Улыбка исчезла с лица бандита. Из ран на его запястьях сочилась кровь, шея тоже кровоточила. А глаза, со страхом отметил про себя доктор Эмосс, излучали холод.
Он все-таки сглотнул застрявший в горле комок. Это было не так-то легко сделать, ведь рука разбойника по-прежнему стальной хваткой сжимала ему горло.
— Во второй раз тебя вешать не станут. Это точно. Мы все считаем, что так нельзя. Ты перенес страшные муки.
— Да, казнь была ужасной во всех отношениях, — бросил бандит.
Доктор промолчал, его взгляд был прикован к горлу разбойника. Веревка, недавно стягивавшая его шею, превратила ее в кровавое месиво.
— У тебя есть лошадь?
Доктор отвел глаза от раны.
— Да. За домом. Крепкий индийский пони. Забирай.
— А оружие?
— Чего нет, того нет. Не верю я в эти штуковины. Яведь врач, да и вообще…

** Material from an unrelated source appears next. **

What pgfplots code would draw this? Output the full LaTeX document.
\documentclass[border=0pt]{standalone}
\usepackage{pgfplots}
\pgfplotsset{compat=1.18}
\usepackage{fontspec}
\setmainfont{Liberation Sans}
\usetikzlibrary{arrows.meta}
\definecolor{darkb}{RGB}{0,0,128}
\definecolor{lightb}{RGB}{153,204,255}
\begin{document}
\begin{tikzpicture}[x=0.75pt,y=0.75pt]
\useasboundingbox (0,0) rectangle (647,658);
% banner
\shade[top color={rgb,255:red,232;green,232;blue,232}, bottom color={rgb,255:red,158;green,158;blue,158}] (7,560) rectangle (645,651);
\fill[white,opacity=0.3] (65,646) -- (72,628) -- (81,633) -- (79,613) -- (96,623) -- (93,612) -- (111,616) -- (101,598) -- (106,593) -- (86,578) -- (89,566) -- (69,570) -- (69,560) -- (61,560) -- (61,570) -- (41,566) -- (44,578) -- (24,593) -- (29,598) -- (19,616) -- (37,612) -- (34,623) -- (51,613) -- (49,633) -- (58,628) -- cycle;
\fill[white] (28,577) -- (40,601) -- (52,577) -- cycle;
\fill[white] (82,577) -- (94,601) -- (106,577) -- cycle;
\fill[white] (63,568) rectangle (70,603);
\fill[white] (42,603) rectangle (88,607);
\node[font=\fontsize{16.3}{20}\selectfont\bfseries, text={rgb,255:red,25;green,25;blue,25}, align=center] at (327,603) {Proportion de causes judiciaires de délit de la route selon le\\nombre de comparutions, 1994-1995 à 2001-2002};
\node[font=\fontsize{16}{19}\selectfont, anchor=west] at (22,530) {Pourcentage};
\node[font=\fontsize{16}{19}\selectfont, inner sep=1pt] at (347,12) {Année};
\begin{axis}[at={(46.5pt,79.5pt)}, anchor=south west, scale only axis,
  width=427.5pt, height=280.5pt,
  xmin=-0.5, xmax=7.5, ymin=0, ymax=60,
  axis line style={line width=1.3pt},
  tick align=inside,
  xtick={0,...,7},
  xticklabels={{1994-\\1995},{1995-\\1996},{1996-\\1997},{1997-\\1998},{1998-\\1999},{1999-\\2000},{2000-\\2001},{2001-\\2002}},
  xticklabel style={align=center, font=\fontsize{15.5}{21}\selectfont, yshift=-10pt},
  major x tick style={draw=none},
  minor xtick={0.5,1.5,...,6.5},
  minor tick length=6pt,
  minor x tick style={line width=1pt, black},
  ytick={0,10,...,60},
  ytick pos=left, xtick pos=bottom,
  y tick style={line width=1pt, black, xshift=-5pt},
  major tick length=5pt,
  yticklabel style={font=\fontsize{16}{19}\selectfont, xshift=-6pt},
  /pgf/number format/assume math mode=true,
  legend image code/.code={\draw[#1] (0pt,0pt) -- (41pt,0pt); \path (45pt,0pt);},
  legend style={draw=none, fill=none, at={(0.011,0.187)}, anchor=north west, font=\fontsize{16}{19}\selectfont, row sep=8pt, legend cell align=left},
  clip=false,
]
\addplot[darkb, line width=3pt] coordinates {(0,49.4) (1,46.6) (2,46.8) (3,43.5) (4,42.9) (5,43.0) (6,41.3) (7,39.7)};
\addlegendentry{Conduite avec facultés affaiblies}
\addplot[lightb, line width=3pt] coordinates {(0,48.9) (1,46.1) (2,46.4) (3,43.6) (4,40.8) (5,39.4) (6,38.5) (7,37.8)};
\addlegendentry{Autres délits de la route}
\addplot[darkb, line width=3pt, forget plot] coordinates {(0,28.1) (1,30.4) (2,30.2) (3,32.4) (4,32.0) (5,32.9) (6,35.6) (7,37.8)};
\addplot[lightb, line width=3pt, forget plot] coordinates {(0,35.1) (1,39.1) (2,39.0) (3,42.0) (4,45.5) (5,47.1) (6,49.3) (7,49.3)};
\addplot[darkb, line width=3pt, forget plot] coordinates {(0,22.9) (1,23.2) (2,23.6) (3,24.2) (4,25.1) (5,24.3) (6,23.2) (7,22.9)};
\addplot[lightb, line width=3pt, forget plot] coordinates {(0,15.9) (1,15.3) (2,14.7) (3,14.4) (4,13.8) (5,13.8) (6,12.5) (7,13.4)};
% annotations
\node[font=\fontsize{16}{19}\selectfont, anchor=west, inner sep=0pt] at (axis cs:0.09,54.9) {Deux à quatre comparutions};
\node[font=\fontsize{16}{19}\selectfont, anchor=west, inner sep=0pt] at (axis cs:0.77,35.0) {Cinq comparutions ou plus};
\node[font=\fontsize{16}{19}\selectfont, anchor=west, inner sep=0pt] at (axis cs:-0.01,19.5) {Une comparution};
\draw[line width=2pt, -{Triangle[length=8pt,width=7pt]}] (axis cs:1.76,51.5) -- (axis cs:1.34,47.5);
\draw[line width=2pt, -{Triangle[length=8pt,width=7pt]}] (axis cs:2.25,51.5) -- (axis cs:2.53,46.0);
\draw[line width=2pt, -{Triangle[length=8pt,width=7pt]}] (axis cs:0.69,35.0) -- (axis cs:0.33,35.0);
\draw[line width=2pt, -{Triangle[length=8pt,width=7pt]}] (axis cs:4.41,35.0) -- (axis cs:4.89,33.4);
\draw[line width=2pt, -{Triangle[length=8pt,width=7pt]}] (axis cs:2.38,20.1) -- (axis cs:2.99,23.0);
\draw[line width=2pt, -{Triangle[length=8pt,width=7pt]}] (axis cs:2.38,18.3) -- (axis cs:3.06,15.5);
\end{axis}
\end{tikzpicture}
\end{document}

— В таком случае ты едешь со мной, Я должен как-то обезопасить себя. — Разбойник потер больное горло, затем резким движением повернулся, свесив ноги со стола. Вместо бахромы, некогда украшавшей его кожаные штаны, теперь торчали редкие тоненькие голосочки кожи, что сразу же выдавало в этом человеке преступника. Люди, скрывающиеся от закона, не могут заявиться в город, когда им вздумается, чтобы привести в порядок амуницию. Бахрома им заменяет и шнурки для ботинок, и пряжки, и прочие подобные принадлежности туалета и снаряжения.
Доктор Эмосс еще раз сглотнул слюну, ясно сознавая, что рука, сжимающая его горло, в любую минуту может задушить его насмерть. От страха он побелел как полотно.

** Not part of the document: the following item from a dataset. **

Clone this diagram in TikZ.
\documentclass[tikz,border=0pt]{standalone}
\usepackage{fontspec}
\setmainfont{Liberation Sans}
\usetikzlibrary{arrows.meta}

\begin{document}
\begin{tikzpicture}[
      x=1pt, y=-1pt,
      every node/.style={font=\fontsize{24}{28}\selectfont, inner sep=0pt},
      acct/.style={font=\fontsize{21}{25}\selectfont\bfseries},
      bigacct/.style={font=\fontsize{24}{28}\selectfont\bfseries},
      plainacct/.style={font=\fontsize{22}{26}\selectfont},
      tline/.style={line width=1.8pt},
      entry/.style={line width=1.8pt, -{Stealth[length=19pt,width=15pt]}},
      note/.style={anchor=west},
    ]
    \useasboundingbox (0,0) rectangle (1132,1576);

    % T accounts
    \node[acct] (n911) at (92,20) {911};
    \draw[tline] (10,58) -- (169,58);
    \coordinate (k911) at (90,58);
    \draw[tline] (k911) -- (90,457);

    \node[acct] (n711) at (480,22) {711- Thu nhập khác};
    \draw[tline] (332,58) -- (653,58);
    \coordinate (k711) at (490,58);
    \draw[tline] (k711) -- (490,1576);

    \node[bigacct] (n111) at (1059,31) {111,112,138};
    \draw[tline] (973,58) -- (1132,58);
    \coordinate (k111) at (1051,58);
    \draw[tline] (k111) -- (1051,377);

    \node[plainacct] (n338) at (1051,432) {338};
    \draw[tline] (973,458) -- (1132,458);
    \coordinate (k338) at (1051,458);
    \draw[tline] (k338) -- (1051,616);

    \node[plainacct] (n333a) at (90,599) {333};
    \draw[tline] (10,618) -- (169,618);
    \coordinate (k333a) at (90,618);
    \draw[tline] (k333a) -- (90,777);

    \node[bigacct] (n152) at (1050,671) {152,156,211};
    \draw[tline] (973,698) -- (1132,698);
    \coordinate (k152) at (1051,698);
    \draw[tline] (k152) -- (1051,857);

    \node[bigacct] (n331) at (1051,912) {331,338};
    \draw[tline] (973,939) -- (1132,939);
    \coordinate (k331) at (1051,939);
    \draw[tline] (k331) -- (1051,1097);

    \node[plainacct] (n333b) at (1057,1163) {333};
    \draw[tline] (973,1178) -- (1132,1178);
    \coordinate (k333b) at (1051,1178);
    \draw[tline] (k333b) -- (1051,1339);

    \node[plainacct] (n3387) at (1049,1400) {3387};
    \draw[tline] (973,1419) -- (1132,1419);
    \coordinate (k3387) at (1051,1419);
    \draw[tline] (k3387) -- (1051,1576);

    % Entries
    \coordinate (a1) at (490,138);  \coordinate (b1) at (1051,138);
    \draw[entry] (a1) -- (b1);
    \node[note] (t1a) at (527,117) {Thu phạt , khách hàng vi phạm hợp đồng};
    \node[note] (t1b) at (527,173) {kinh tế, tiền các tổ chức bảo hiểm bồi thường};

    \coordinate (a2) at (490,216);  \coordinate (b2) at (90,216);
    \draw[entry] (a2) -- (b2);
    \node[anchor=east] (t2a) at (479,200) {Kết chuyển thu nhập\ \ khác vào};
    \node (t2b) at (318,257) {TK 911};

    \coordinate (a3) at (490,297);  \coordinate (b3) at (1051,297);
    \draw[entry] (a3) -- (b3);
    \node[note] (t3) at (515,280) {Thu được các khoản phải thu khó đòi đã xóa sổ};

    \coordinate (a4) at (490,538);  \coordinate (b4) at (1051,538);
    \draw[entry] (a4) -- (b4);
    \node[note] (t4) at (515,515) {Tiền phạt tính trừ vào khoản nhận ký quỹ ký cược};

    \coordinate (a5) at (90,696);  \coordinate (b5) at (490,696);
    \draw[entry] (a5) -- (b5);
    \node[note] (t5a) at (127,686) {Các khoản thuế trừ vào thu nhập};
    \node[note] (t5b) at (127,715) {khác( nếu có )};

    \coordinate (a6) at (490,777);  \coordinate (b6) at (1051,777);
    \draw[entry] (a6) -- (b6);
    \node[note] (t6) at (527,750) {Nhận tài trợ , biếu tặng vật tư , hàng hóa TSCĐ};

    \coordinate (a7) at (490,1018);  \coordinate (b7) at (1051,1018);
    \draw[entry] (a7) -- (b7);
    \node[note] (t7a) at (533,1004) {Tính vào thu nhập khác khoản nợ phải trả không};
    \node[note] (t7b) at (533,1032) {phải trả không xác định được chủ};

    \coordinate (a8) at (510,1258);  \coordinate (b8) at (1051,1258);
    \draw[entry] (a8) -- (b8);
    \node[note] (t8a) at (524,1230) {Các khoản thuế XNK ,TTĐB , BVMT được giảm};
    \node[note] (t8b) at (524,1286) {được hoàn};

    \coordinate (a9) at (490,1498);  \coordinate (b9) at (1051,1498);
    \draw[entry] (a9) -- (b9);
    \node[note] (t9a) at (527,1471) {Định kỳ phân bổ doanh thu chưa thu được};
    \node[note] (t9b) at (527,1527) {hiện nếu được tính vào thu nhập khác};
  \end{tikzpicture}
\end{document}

— Далеко ли ты уйдешь, если потащишь меня с собой?
Разбойник пристально посмотрел на доктора. Серьге холодные глаза оценивающе сверлили его брюшко и лысеющую голову.
— Мне нужно выиграть время, — только и произнес в ответ бандит.
Но доктору и не требовалось пространных объяснений.
— Я никому ничего не скажу. Скажу, но не сразу. У тебя будет в запасе немного времени. Уезжай отсюда.
Разбойник прищурился; взгляд его напомнил доктору волка, которого он видел как-то зимой.
— Почему ты хочешь помочь мне?
— Я считаю, что человека нельзя казнить дважды. Ты выжил. Должно быть, на то есть причина. Я не Бог, чтобы судить людей.
Кейн впился глазами в доктора. Взгляд у него был такой же давящий, как и рука, сжимавшая горло врача.